During this time, St. Thomas’s, in collaboration with the Diocese of Delaware, developed a vital parish-based campus ministry program with a full-time priest who served as university chaplain and associate rector. This restored the longtime connection between the parish and the university.
In 1994, The Rev. Thomas Jensen became St. Thomas’s rector. During his tenure air conditioning was installed, the nave was refurbished and a new digital organ replaced an aging small pipe organ.

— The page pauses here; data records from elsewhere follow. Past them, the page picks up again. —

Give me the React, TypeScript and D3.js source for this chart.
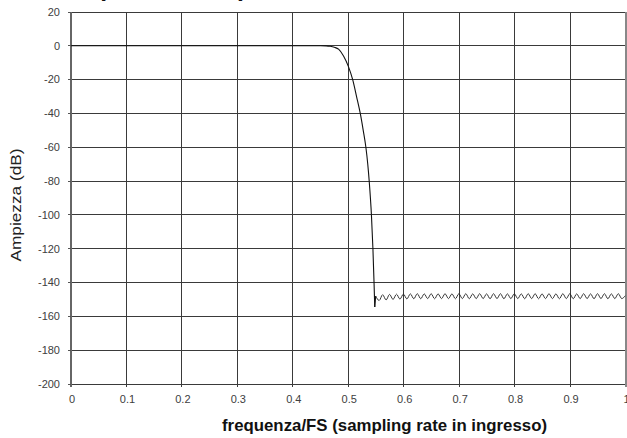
import React from "react";
import * as d3 from "d3";

const titleText = "Risposta in ampiezza";
const yTitle = "Ampiezza (dB)";
const xTitle = "frequenza/FS (sampling rate in ingresso)";

const xTicks = [0, 0.1, 0.2, 0.3, 0.4, 0.5, 0.6, 0.7, 0.8, 0.9, 1];
const xTickLabels = ["0", "0.1", "0.2", "0.3", "0.4", "0.5", "0.6", "0.7", "0.8", "0.9", "1"];
const yTicks = [20, 0, -20, -40, -60, -80, -100, -120, -140, -160, -180, -200];

// passband + transition band
const transFreq = [0, 0.45, 0.46, 0.4675, 0.475, 0.4825, 0.4915, 0.5, 0.508, 0.515, 0.5217, 0.527, 0.5318, 0.5352, 0.5378, 0.5418, 0.5445, 0.5465, 0.5478];
const transDb = [0, 0, -0.05, -0.3, -0.9, -2, -6, -12, -20, -30, -40, -50, -60, -70, -80, -100, -120, -140, -154.5];

// stopband ripple (alternating peaks/troughs), uniformly spaced in frequency
const stopStart = 0.5495;
const stopStep = 0.00625;
const stopDb = [
  -148.0, -150.6, -147.2, -150.3, -147.0, -150.0, -146.9, -149.8, -146.8, -149.7,
  -146.7, -149.6, -146.6, -149.6, -146.7, -149.5, -146.6, -149.6, -146.7, -149.5,
  -146.6, -149.5, -146.7, -149.6, -146.6, -149.5, -146.6, -149.6, -146.7, -149.5,
  -146.6, -149.5, -146.7, -149.6, -146.6, -149.5, -146.6, -149.6, -146.7, -149.5,
  -146.6, -149.5, -146.7, -149.6, -146.6, -149.5, -146.6, -149.6, -146.7, -149.5,
  -146.6, -149.5, -146.7, -149.6, -146.6, -149.5, -146.6, -149.6, -146.7, -149.5,
  -146.6, -149.5, -146.7, -149.6, -146.6, -149.5, -146.6, -149.6, -146.7, -149.5,
  -146.6, -149.5, -147.8,
];

export default function App() {
  const W = 627, H = 438;
  const x = d3.scaleLinear().domain([0, 1]).range([71, 625.5]);
  const y = d3.scaleLinear().domain([20, -200]).range([12, 384]);

  const trans = transFreq.map((f, i) => [f, transDb[i]] as [number, number]);
  const stop = stopDb.map((v, i) => [Math.min(1, stopStart + i * stopStep), v] as [number, number]);

  const lineT = d3.line<[number, number]>().x(d => x(d[0])).y(d => y(d[1])).curve(d3.curveMonotoneX);
  const lineS = d3.line<[number, number]>().x(d => x(d[0])).y(d => y(d[1])).curve(d3.curveMonotoneX);
  const joinPath = d3.line<[number, number]>().x(d => x(d[0])).y(d => y(d[1]));

  const gridColor = "#3a3a3a";
  const labelColor = "#404040";
  const font = "'Liberation Sans', Arial, sans-serif";

  return (
    <svg width={W} height={H} style={{ position: "absolute", left: 0, top: 0, background: "#fff" }}>
      <text x={62} y={-4} fontFamily={font} fontWeight="bold" fontSize={24.6} fill="#111">{titleText}</text>
      {/* horizontal grid */}
      {yTicks.map(t => (
        <line key={"h" + t} x1={x(0)} x2={x(1)} y1={y(t)} y2={y(t)} stroke={gridColor} strokeWidth={1} shapeRendering="crispEdges" />
      ))}
      {/* vertical grid */}
      {xTicks.slice(1, -1).map(t => (
        <line key={"v" + t} x1={x(t)} x2={x(t)} y1={y(20)} y2={y(-200) + 3} stroke={gridColor} strokeWidth={1} shapeRendering="crispEdges" />
      ))}
      {/* right border */}
      <line x1={x(1)} x2={x(1)} y1={y(20)} y2={y(-200) + 3} stroke="#888" strokeWidth={2} shapeRendering="crispEdges" />
      {/* left axis */}
      <line x1={x(0)} x2={x(0)} y1={y(20)} y2={y(-200) + 3} stroke="#666" strokeWidth={1.5} shapeRendering="crispEdges" />
      {yTicks.map(t => (
        <line key={"yt" + t} x1={x(0) - 3} x2={x(0)} y1={y(t)} y2={y(t)} stroke="#555" strokeWidth={1} shapeRendering="crispEdges" />
      ))}
      {yTicks.map(t => (
        <text key={"yl" + t} x={60} y={y(t)} dy="0.35em" textAnchor="end" fontFamily={font} fontSize={11} fill={labelColor}>{t}</text>
      ))}
      {xTicks.map((t, i) => (
        <text key={"xl" + t} x={x(t) + 1} y={y(-200) + 15} dy="0.35em" textAnchor="middle" fontFamily={font} fontSize={11} fill={labelColor}>{xTickLabels[i]}</text>
      ))}
      {/* curve */}
      <path d={lineT(trans) || ""} fill="none" stroke="#111" strokeWidth={1.1} />
      <path d={joinPath([trans[trans.length - 1], stop[0]]) || ""} fill="none" stroke="#111" strokeWidth={1.1} />
      <path d={lineS(stop) || ""} fill="none" stroke="#222" strokeWidth={0.9} />
      {/* axis titles */}
      <text transform={`translate(21,${205}) rotate(-90)`} textAnchor="middle" fontFamily={font} fontSize={15} fill="#222" textLength={113} lengthAdjust="spacingAndGlyphs">{yTitle}</text>
      <text x={384.5} y={431} textAnchor="middle" fontFamily="'Liberation Sans Narrow', 'Arial Narrow', 'Liberation Sans', sans-serif" fontWeight="bold" fontSize={17} fill="#111" textLength={325} lengthAdjust="spacingAndGlyphs">{xTitle}</text>
    </svg>
  );
}
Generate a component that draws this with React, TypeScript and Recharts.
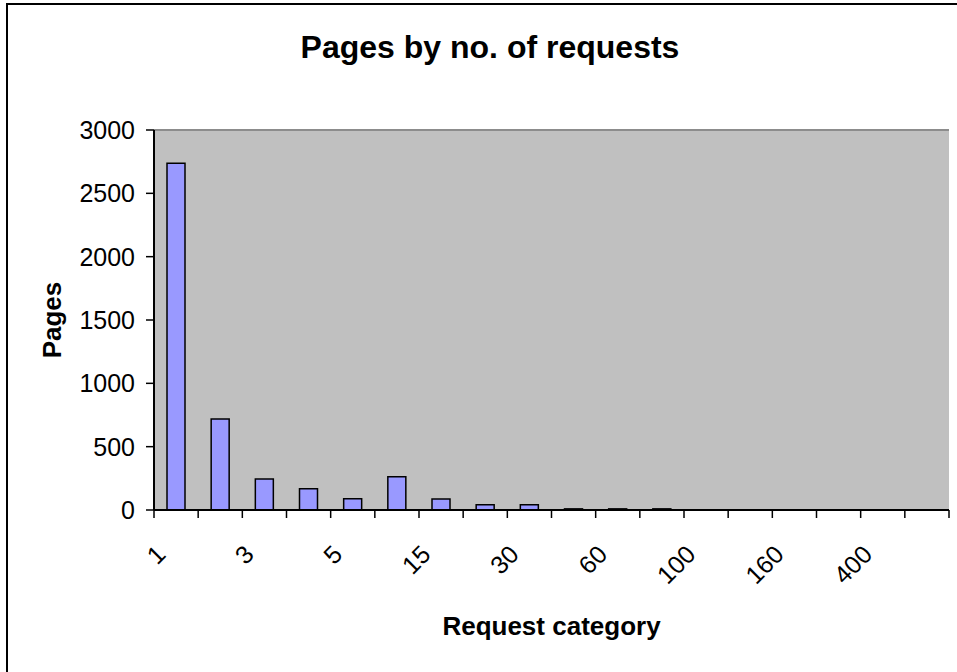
import React from 'react';
import {
    BarChart,
    Bar,
    XAxis,
    YAxis,
    CartesianGrid,
    ReferenceLine
} from 'recharts';

// request categories (only every other one is labelled on the axis)
const categories = ['1', '2', '3', '4', '5', '10', '15', '20', '30', '40', '60', '80', '100', '130', '160', '200', '400', '>400'];
const pages = [2737, 718, 244, 168, 89, 263, 87, 42, 42, 9, 9, 9, 0, 0, 0, 0, 0, 0];
const yTicks = [0, 500, 1000, 1500, 2000, 2500, 3000];

const data = categories.map((c, i) => ({ category: c, pages: pages[i] }));

const FONT = '"Liberation Sans", Arial, sans-serif';

// ticks sit on the category boundaries, labels every second category, rotated
const CategoryTick = (props: any) => {
    const { x, y, payload, index } = props;
    const half = payload && payload.offset ? payload.offset : 795 / categories.length / 2;
    const isLast = index === categories.length - 1;
    const lx = x - 9;
    const ly = y + 46;
    return (
        <g>
            <line x1={x - half} x2={x - half} y1={y} y2={y + 8} stroke="#000" strokeWidth={1.5} />
            {isLast && (
                <line x1={x + half} x2={x + half} y1={y} y2={y + 8} stroke="#000" strokeWidth={1.5} />
            )}
            {index % 2 === 0 && (
                <text
                    x={lx}
                    y={ly}
                    textAnchor="end"
                    transform={`rotate(-45, ${lx}, ${ly})`}
                    fontSize={25}
                    fontFamily={FONT}
                    fill="#000"
                >
                    {payload.value}
                </text>
            )}
        </g>
    );
};

export default function App() {
    return (
        <div style={{ position: 'absolute', left: 0, top: 0, width: 957, height: 672, overflow: 'hidden', background: '#fff' }}>
            {/* chart frame, runs off the right/bottom edge */}
            <div style={{ position: 'absolute', left: 6, top: 3, width: 1000, height: 720, border: '2px solid #000' }} />
            <div
                style={{
                    position: 'absolute',
                    left: 0,
                    top: 31,
                    width: 980,
                    textAlign: 'center',
                    fontFamily: FONT,
                    fontWeight: 'bold',
                    fontSize: 32,
                    lineHeight: '32px',
                    color: '#000'
                }}
            >
                Pages by no. of requests
            </div>
            <div style={{ position: 'absolute', left: 0, top: 0 }}>
                <BarChart
                    width={957}
                    height={672}
                    data={data}
                    margin={{ top: 130, right: 8, left: 0, bottom: 62 }}
                    barSize={18}
                >
                    <CartesianGrid fill="#C0C0C0" horizontal={false} vertical={false} />
                    <XAxis
                        dataKey="category"
                        interval={0}
                        height={100}
                        tick={<CategoryTick />}
                        tickLine={false}
                        tickSize={0}
                        tickMargin={0}
                        axisLine={{ stroke: '#000', strokeWidth: 2 }}
                        label={{
                            value: 'Request category',
                            position: 'bottom',
                            offset: 7,
                            style: { fontFamily: FONT, fontWeight: 'bold', fontSize: 26, fill: '#000' }
                        }}
                    />
                    <YAxis
                        width={154}
                        domain={[0, 3000]}
                        ticks={yTicks}
                        interval={0}
                        tickSize={8}
                        tickMargin={11}
                        tick={{ fontSize: 25, fontFamily: FONT, fill: '#000' }}
                        tickLine={{ stroke: '#000', strokeWidth: 1.5 }}
                        axisLine={{ stroke: '#000', strokeWidth: 2 }}
                        label={{
                            value: 'Pages',
                            angle: -90,
                            position: 'insideLeft',
                            offset: 52,
                            style: { textAnchor: 'middle', fontFamily: FONT, fontWeight: 'bold', fontSize: 26, fill: '#000' }
                        }}
                    />
                    <YAxis
                        yAxisId="frame"
                        orientation="right"
                        width={0}
                        domain={[0, 3000]}
                        tick={false}
                        tickLine={false}
                        axisLine={{ stroke: '#8c8c8c', strokeWidth: 2 }}
                    />
                    <ReferenceLine y={3000} stroke="#8c8c8c" strokeWidth={2} />
                    <Bar
                        dataKey="pages"
                        fill="#9999FF"
                        stroke="#000"
                        strokeWidth={1.5}
                        isAnimationActive={false}
                    />
                </BarChart>
            </div>
        </div>
    );
}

The Rev. Paul Gennett, Jr., became rector in 2008. Father Gennett committed the parish to carefully living within its financial means and developing strong servant leadership in the laity. The parish’s prayerful self-discipline became so effective that St. Thomas’s was able to mount a capital campaign—called Forward in Faith–to purchase the land adjacent to the church, reaching to West Park Place, that is known as the Grove. This preserved the land as a natural area for Newark’s people as well as for use by the parish. Father Gennett retired in late 2017, and the Rev. Dr. Howell Sasser became rector in early 2019.